The Ds pleaded justification, and applied to amend their defence to rely on an internal Air India report. C made a cross-application to strike out some of the Ds’ Lucas-Box meanings and the particulars relating to two of the female workers which, C contended, did not disclose a valid case of sexual harassment.
Issue
(1) Whether the article was capable of bearing the Ds’ meaning that C had made unwelcome sexual advances which were not actionable under the Protection from Harassment Act;
(2) Whether particulars relating to two of the female workers amounted to particulars of sexual harassment;
(3) Whether it was legitimate to seek to justify the fact of inquiries by Air India and the police at the same time as seeking to prove C guilty of harassment;
(4) Whether the Ds’ reliance on an Air India internal report on C breached the repetition rule.
Held
(1) The article was capable of bearing the Ds’ meaning relating to conduct not actionable as harassment.

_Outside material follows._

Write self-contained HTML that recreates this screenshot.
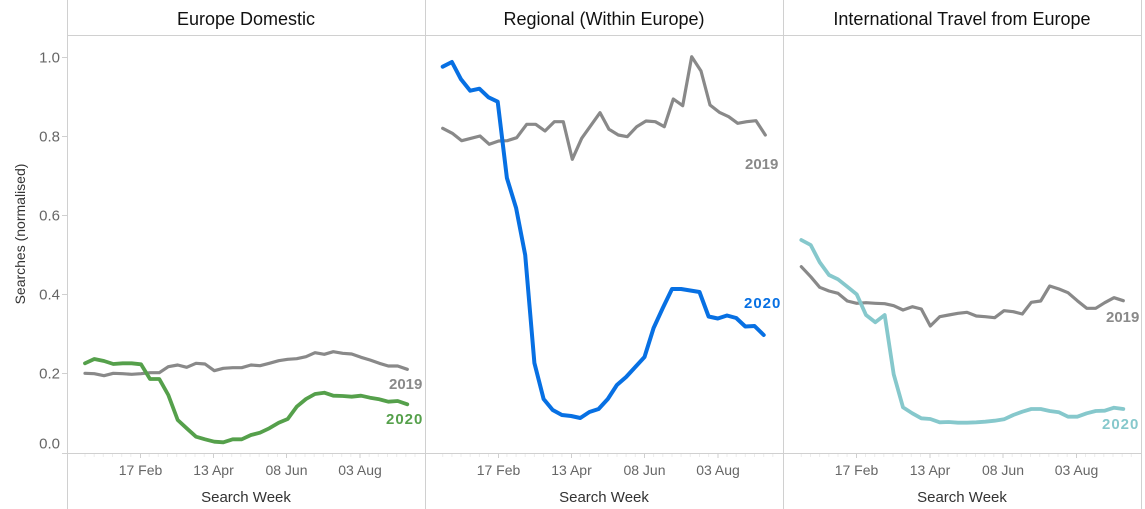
<!DOCTYPE html>
<html><head><meta charset="utf-8"><style>
html,body{margin:0;padding:0;background:#fff;}
svg{display:block;font-family:"Liberation Sans",sans-serif;}
</style></head><body>
<svg width="1145" height="509" viewBox="0 0 1145 509" xmlns="http://www.w3.org/2000/svg">
<rect width="1145" height="509" fill="#fff"/>
<!-- borders -->
<g stroke="#d0d0d0" stroke-width="1" fill="none">
<line x1="67.5" y1="0" x2="67.5" y2="509"/>
<line x1="425.5" y1="0" x2="425.5" y2="509"/>
<line x1="783.5" y1="0" x2="783.5" y2="509"/>
<line x1="1141.5" y1="0" x2="1141.5" y2="509"/>
<line x1="67" y1="35.5" x2="1142" y2="35.5"/>
<line x1="62" y1="453.5" x2="1142" y2="453.5"/>
<line x1="62" y1="57.5" x2="67" y2="57.5"/>
<line x1="62" y1="136.5" x2="67" y2="136.5"/>
<line x1="62" y1="215.5" x2="67" y2="215.5"/>
<line x1="62" y1="294.5" x2="67" y2="294.5"/>
<line x1="62" y1="373.5" x2="67" y2="373.5"/>
</g>
<!-- minor x ticks -->
<g stroke="#ececec" stroke-width="1">
<path d="M85,454v3M94.2,454v3M103.3,454v3M112.5,454v3M121.7,454v3M130.8,454v3M149.2,454v3M158.3,454v3M167.5,454v3M176.7,454v3M185.8,454v3M195,454v3M204.2,454v3M222.5,454v3M231.7,454v3M240.8,454v3M250,454v3M259.2,454v3M268.3,454v3M277.5,454v3M295.8,454v3M305,454v3M314.2,454v3M323.3,454v3M332.5,454v3M341.7,454v3M350.8,454v3M369.2,454v3M378.3,454v3M387.5,454v3M396.7,454v3M405.8,454v3M415,454v3"/>
<path d="M442.7,454v3M451.9,454v3M461,454v3M470.2,454v3M479.4,454v3M488.5,454v3M506.9,454v3M516.1,454v3M525.2,454v3M534.4,454v3M543.6,454v3M552.7,454v3M561.9,454v3M580.3,454v3M589.4,454v3M598.6,454v3M607.8,454v3M617,454v3M626.1,454v3M635.3,454v3M653.6,454v3M662.8,454v3M672,454v3M681.1,454v3M690.3,454v3M699.5,454v3M708.6,454v3M727,454v3M736.2,454v3M745.3,454v3M754.5,454v3M763.7,454v3M772.8,454v3"/>
<path d="M801.3,454v3M810.5,454v3M819.6,454v3M828.8,454v3M838,454v3M847.1,454v3M865.5,454v3M874.7,454v3M883.8,454v3M893,454v3M902.2,454v3M911.3,454v3M920.5,454v3M938.8,454v3M948,454v3M957.2,454v3M966.3,454v3M975.5,454v3M984.7,454v3M993.8,454v3M1012.2,454v3M1021.3,454v3M1030.5,454v3M1039.7,454v3M1048.8,454v3M1058,454v3M1067.2,454v3M1085.5,454v3M1094.7,454v3M1103.8,454v3M1113,454v3M1122.2,454v3M1131.3,454v3"/>
</g>
<g stroke="#cfcfcf" stroke-width="1">
<path d="M140.5,454v4M213.5,454v4M286.5,454v4M360,454v4M498.5,454v4M571.5,454v4M644.5,454v4M718,454v4M856.5,454v4M930,454v4M1003,454v4M1076.5,454v4"/>
</g>
<!-- titles -->
<g fill="#111" font-size="18" text-anchor="middle">
<text x="246" y="25">Europe Domestic</text>
<text x="604" y="25">Regional (Within Europe)</text>
<text x="962" y="25">International Travel from Europe</text>
</g>
<!-- y ticks -->
<g fill="#666" font-size="15" text-anchor="end">
<text x="60" y="62.5">1.0</text>
<text x="60" y="141.5">0.8</text>
<text x="60" y="220.5">0.6</text>
<text x="60" y="299.5">0.4</text>
<text x="60" y="378.5">0.2</text>
<text x="60" y="448.5">0.0</text>
</g>
<text transform="translate(25,234) rotate(-90)" fill="#333" font-size="14" text-anchor="middle">Searches (normalised)</text>
<!-- x ticks -->
<g fill="#666" font-size="14" text-anchor="middle">
<text x="140.5" y="475">17 Feb</text><text x="213.5" y="475">13 Apr</text><text x="286.5" y="475">08 Jun</text><text x="360" y="475">03 Aug</text>
<text x="498.5" y="475">17 Feb</text><text x="571.5" y="475">13 Apr</text><text x="644.5" y="475">08 Jun</text><text x="718" y="475">03 Aug</text>
<text x="856.5" y="475">17 Feb</text><text x="930" y="475">13 Apr</text><text x="1003" y="475">08 Jun</text><text x="1076.5" y="475">03 Aug</text>
</g>
<g fill="#333" font-size="15" text-anchor="middle">
<text x="246" y="502">Search Week</text>
<text x="604" y="502">Search Week</text>
<text x="962" y="502">Search Week</text>
</g>
<!-- series -->
<g fill="none" stroke-linejoin="round" stroke-linecap="round">
<polyline stroke="#898989" stroke-width="3.2" points="85,373.3 94.3,373.7 104,375.7 113.3,373.3 122.7,373.7 131.7,374.3 141,373.7 150,372.7 159.3,372.7 168.3,366.7 177.7,365 186.7,367.3 196,363.3 205,364 214.3,370.7 223.3,368.3 232.7,367.7 241.7,367.7 251,365 260,365.7 269.3,363.3 278.7,360.7 287.7,359.3 296.7,358.7 306,356.7 315,352.7 324.3,354.3 333.3,351.7 342.7,353.3 351.7,354 361,357.3 370,360 379.3,363.3 388.3,366 397.7,366 407.3,369.3"/>
<polyline stroke="#55a04b" stroke-width="3.8" points="85,363.3 94.3,359 104,361 113.3,364 122.7,363.3 131.7,363.3 141,364.3 150,379 159.3,379 168.3,395 177.7,420 186.7,428.3 196,436.7 205,439.3 214.3,441.7 223.3,442.3 232.7,439.3 241.7,439.3 251,435 260,432.7 269.3,428.3 278.7,422.7 287.7,419 296.7,406.7 306,399 315,394 324.3,392.7 333.3,395.7 342.7,396 351.7,396.7 361,395.7 370,397.7 379.3,399.3 388.3,401.7 397.7,401 407.3,404.3"/>
<polyline stroke="#898989" stroke-width="3.2" points="442.7,128.3 452.3,133.3 461.7,140.7 471,138.3 480,136 489.3,144.3 498.7,141 507.3,140.7 516.7,137.7 526.7,124.3 535.7,124.3 545,131 554.3,121.7 563.3,121.7 572.3,159.3 581.7,138.3 590.7,125.7 600,112.7 609,129.3 618.3,135 627.3,136.7 636.7,126.7 646,121 655.3,121.7 664.3,126.7 673.3,99 682.7,105.7 691.7,56.7 701,71 710,105 719.3,112.3 728.7,116.7 737.7,123.3 746.7,121.7 756,120.7 765.3,135"/>
<polyline stroke="#0770e3" stroke-width="4" points="442.7,66.7 451.9,62 461,79.3 470.2,90.7 479.4,88.7 488.5,97.3 497.7,101.7 506.9,178 516.1,208 525.2,255 534.4,363 543.6,399 552.7,410 561.9,415 571.1,416 580.3,418 589.4,412 598.6,409 607.8,399 616.9,385 626.1,377 635.3,367 644.5,357 653.6,328 662.8,308 672,289 681.1,289 690.3,290.5 699.5,292 708.6,316.5 717.8,318.5 727,315.5 736.2,318 745.3,326.5 754.5,326 763.7,335"/>
<polyline stroke="#898989" stroke-width="3.2" points="801.3,266.7 810.7,276.7 819.7,287.3 829,291 838,293.3 847.3,301 856.7,303.3 866,302.7 875.3,303.3 884.7,303.7 893.7,305.7 903,310 912.3,306.7 921.3,309 930.3,326 939.7,316.7 948.7,315 958,313.3 967,312.3 976.3,316 985.3,316.7 994.7,317.7 1004,310.7 1013.3,311.7 1022.3,314 1031.3,302.3 1040.7,301 1049.7,286 1059,289 1068,292.7 1077.3,300.7 1086.7,308.3 1095.7,308.3 1104.7,302.7 1114,297.7 1123.3,300.7"/>
<polyline stroke="#86c8cc" stroke-width="3.8" points="801.3,240 810.7,245 819.7,262.3 829,275 838,279.3 847.3,286.7 856.7,294.3 866,315 875.3,322.3 884.7,315 893.7,374.3 903,407.3 912.3,413.3 921.3,418.3 930.3,419 939.7,422.3 948.7,422 958,422.7 967,422.7 976.3,422.3 985.3,421.7 994.7,420.7 1004,419.3 1013.3,415 1022.3,411.7 1031.3,409 1040.7,409 1049.7,411 1059,412.3 1068,416.7 1077.3,416.7 1086.7,413.3 1095.7,411 1104.7,410.7 1114,407.7 1123.3,409"/>
</g>
<!-- series labels -->
<g font-size="15" font-weight="bold">
<text x="389" y="389" fill="#898989">2019</text>
<text x="386" y="424" fill="#55a04b" letter-spacing="1">2020</text>
<text x="745" y="169" fill="#898989">2019</text>
<text x="744" y="308" fill="#0770e3" letter-spacing="1">2020</text>
<text x="1106" y="322" fill="#898989">2019</text>
<text x="1102" y="429" fill="#86c8cc" letter-spacing="1">2020</text>
</g>
</svg>
</body></html>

(2) Accordingly the Ds did not have to plead particulars which disclosed a criminal offence or civil tort under the Act, which did not in any event define harassment.
(3) Since D was seeking to prove that C was guilty of sexual harassment, it was not legitimate for D to seek in parallel to prove that C had been investigated by Air India and by the police, or to prove the response of the investigators to the allegations of harassment – such matters were irrelevant.
(4) The proposed pleading on the internal report breached the repetition rule, and there was no reasonable basis for drawing an inference that C had hampered the progress of an Air India investigation into his conduct.
Comment
There is a remarkable absence of recent authority on the application of the repetition rule where a level 1 meaning is sought to be justified. The decision affirms that the repetition rule applies with no less vigour to level 1 pleas of justification than to level 2 pleas (reasonable grounds to suspect). The decision is also notable for doubting the opinion expressed in Gatley that for conduct to qualify as harassment under the Act it must produce more than worry, trouble, discomfort or unease in the victim.